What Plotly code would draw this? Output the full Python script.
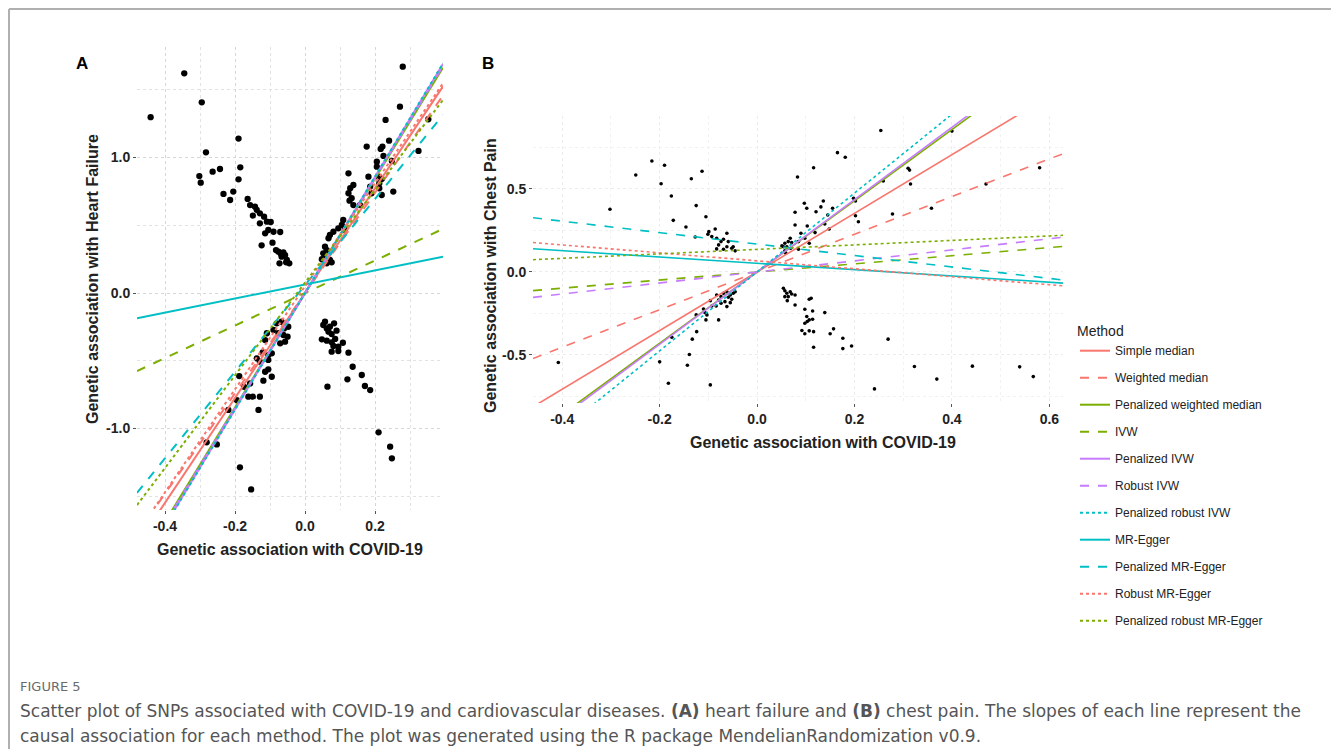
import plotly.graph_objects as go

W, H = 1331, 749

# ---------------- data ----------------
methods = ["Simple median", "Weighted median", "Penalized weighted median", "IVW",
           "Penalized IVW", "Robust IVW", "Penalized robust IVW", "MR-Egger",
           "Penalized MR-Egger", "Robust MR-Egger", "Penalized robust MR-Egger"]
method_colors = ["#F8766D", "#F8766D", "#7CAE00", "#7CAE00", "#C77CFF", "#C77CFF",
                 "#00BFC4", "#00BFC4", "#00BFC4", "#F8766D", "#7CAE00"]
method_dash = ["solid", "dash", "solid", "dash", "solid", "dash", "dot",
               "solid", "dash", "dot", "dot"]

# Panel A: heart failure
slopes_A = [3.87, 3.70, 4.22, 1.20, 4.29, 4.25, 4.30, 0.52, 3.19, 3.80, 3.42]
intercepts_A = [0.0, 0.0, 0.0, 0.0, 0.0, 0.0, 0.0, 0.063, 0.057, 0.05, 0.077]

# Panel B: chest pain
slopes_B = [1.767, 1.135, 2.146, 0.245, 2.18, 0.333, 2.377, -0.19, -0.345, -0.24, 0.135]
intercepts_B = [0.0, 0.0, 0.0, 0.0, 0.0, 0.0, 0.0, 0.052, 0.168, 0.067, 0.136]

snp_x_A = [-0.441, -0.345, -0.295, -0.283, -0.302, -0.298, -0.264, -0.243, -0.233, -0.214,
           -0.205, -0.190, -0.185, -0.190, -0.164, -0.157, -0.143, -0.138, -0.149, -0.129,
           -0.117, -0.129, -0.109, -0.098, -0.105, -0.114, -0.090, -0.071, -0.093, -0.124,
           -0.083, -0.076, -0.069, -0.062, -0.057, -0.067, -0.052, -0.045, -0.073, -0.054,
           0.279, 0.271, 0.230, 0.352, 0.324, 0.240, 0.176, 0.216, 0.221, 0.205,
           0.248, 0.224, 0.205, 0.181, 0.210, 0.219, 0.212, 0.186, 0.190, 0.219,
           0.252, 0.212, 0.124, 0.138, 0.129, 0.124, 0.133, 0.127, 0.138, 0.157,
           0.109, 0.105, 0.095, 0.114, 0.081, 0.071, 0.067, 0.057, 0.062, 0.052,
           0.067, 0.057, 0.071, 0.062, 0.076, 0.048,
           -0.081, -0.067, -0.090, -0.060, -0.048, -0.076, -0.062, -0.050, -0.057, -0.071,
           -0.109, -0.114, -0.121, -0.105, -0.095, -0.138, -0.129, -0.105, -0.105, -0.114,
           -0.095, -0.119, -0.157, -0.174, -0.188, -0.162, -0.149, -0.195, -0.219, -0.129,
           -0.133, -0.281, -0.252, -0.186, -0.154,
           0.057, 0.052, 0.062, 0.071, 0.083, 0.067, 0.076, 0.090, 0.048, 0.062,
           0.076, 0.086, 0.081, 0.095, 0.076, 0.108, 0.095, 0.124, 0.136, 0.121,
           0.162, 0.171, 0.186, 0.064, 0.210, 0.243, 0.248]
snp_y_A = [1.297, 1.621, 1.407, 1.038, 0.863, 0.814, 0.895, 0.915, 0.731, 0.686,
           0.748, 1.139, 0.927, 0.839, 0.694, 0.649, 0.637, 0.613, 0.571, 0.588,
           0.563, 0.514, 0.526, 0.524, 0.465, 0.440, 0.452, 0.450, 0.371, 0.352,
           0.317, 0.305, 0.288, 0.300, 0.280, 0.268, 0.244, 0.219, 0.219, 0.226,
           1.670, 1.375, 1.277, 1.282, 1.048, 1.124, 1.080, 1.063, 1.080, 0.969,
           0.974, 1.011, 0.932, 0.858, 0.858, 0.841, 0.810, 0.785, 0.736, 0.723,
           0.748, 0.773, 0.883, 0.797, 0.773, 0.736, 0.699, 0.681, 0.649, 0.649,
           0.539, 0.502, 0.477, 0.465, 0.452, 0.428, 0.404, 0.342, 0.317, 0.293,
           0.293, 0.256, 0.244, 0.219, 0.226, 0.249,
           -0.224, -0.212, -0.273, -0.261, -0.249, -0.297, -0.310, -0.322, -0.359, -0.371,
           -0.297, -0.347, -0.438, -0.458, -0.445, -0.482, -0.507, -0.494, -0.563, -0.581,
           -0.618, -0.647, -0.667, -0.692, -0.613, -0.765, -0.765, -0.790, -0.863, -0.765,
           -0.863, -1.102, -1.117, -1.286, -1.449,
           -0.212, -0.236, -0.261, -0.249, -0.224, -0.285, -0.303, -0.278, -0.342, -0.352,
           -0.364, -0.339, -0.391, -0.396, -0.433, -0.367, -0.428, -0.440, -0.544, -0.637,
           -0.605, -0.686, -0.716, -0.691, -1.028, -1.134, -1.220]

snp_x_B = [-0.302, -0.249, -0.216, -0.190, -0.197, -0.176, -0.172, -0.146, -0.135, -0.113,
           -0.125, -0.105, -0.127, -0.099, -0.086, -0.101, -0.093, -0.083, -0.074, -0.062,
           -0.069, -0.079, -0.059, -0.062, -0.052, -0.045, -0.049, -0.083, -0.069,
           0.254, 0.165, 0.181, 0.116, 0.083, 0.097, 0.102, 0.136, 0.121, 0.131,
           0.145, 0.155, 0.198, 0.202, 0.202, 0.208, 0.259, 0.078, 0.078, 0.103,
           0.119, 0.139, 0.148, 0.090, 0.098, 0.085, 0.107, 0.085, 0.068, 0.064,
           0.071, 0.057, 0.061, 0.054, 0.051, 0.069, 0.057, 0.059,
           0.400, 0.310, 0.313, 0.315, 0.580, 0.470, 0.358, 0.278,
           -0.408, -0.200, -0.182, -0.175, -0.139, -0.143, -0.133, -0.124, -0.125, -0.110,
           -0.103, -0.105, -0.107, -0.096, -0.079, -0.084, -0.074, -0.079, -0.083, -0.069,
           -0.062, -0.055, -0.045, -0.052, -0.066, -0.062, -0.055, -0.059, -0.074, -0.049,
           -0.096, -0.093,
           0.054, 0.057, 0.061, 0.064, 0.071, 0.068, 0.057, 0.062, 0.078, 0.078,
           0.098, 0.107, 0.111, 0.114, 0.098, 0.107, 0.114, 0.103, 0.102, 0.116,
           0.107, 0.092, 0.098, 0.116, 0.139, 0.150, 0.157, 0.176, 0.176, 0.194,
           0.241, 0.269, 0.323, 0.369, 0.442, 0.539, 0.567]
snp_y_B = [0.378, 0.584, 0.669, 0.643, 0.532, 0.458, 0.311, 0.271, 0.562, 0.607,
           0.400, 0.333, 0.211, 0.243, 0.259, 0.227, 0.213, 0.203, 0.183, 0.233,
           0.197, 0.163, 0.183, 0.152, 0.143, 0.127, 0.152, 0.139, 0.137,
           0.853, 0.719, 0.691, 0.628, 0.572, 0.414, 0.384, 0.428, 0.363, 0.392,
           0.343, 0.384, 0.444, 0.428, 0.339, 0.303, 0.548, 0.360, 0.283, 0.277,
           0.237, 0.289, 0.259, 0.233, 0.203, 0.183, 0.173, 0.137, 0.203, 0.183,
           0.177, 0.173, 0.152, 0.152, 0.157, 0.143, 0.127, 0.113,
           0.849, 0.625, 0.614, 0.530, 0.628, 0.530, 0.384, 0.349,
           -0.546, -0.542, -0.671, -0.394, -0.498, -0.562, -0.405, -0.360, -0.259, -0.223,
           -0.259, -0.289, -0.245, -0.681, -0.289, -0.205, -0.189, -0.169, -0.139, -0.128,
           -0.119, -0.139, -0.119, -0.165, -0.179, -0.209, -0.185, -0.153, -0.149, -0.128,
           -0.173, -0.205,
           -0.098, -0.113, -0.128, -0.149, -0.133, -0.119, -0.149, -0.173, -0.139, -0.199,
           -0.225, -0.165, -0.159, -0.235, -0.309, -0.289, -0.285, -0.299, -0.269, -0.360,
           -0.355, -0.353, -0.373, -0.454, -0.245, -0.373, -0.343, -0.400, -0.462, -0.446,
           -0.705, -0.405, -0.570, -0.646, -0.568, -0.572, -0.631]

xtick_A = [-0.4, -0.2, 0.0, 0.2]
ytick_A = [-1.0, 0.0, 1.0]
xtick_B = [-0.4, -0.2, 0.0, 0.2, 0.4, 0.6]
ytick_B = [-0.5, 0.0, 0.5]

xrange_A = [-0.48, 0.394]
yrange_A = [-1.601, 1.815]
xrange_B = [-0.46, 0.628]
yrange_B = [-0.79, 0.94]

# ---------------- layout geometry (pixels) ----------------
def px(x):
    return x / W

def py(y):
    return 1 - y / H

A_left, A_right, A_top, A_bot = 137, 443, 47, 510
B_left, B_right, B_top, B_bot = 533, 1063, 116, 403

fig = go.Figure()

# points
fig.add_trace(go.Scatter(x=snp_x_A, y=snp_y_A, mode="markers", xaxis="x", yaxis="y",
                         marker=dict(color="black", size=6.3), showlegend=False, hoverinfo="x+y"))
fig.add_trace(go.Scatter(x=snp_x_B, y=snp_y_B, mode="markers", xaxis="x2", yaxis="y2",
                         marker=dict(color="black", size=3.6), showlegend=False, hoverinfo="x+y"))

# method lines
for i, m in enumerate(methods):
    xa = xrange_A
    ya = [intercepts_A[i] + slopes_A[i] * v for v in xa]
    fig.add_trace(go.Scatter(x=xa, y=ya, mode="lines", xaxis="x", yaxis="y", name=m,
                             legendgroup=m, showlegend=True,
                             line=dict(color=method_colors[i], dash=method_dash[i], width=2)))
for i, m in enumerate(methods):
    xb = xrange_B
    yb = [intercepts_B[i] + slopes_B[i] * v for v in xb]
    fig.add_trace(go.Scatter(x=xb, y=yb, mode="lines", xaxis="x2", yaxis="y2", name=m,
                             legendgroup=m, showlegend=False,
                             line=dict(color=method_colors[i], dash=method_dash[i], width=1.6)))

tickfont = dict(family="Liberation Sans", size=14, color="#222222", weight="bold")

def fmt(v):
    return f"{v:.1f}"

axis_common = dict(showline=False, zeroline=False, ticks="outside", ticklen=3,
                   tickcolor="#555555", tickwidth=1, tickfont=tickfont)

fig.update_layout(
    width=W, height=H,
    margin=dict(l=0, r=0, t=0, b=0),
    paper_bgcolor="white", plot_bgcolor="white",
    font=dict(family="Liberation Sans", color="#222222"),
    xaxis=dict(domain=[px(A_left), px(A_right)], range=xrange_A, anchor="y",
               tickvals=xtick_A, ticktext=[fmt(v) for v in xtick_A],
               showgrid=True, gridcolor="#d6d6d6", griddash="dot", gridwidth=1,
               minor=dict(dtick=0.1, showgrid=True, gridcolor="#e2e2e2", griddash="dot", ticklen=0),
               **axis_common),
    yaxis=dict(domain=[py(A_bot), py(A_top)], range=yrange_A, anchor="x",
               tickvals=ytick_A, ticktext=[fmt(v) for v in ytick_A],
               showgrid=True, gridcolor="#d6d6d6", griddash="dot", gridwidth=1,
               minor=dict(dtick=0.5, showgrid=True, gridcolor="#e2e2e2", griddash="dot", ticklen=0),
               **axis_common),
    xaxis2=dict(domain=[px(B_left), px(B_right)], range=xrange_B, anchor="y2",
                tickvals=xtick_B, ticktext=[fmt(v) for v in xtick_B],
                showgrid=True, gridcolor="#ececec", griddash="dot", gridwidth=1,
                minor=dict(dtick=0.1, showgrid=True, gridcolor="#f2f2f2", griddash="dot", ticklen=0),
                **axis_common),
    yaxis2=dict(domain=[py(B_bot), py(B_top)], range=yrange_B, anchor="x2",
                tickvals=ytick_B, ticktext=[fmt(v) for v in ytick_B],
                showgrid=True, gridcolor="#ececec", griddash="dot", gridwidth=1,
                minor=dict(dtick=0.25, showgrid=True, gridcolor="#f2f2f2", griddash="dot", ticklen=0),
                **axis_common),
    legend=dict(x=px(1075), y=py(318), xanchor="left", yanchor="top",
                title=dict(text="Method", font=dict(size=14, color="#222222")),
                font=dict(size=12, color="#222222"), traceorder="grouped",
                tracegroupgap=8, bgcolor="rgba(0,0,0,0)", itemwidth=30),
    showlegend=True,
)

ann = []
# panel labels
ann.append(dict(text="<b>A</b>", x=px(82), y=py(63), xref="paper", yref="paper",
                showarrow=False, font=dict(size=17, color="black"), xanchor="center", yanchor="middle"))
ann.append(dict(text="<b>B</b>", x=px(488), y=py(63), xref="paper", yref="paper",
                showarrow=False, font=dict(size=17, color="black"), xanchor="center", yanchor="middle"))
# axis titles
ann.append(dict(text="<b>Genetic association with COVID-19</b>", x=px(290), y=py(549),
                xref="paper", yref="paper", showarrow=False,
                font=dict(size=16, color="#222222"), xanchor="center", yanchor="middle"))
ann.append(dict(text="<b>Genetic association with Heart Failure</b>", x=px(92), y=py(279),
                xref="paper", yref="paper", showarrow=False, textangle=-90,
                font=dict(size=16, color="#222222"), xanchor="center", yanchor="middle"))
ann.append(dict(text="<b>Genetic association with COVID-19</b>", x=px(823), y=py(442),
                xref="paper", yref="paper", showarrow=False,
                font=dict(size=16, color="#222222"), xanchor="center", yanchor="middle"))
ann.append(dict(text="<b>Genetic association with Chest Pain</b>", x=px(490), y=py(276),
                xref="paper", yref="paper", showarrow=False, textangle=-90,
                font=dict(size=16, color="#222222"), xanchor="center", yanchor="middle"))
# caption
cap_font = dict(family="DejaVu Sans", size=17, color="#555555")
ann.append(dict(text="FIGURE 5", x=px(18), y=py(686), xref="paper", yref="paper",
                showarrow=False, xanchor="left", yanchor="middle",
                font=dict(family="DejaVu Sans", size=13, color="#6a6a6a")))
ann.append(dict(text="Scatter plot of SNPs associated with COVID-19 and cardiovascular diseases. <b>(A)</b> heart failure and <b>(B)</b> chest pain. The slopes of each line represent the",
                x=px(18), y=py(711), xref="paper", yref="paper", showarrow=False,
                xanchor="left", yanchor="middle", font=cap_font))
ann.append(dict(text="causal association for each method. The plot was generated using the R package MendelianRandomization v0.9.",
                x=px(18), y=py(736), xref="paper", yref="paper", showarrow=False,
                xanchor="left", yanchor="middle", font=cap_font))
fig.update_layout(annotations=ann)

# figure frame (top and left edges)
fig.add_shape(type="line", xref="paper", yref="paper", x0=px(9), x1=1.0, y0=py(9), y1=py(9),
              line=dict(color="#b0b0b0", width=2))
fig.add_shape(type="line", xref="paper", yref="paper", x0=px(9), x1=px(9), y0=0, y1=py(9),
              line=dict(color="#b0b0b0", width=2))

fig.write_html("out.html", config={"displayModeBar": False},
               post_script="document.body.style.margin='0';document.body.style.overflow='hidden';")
———
Every line from the top of the material above through the line with "0.057, 0.05, 0.077]" should be duplicated exactly, please; leave out the pictures.

Problem solution ::
What Plotly code would draw this? Output the full Python script.
import plotly.graph_objects as go

W, H = 1331, 749

# ---------------- data ----------------
methods = ["Simple median", "Weighted median", "Penalized weighted median", "IVW",
           "Penalized IVW", "Robust IVW", "Penalized robust IVW", "MR-Egger",
           "Penalized MR-Egger", "Robust MR-Egger", "Penalized robust MR-Egger"]
method_colors = ["#F8766D", "#F8766D", "#7CAE00", "#7CAE00", "#C77CFF", "#C77CFF",
                 "#00BFC4", "#00BFC4", "#00BFC4", "#F8766D", "#7CAE00"]
method_dash = ["solid", "dash", "solid", "dash", "solid", "dash", "dot",
               "solid", "dash", "dot", "dot"]

# Panel A: heart failure
slopes_A = [3.87, 3.70, 4.22, 1.20, 4.29, 4.25, 4.30, 0.52, 3.19, 3.80, 3.42]
intercepts_A = [0.0, 0.0, 0.0, 0.0, 0.0, 0.0, 0.0, 0.063, 0.057, 0.05, 0.077]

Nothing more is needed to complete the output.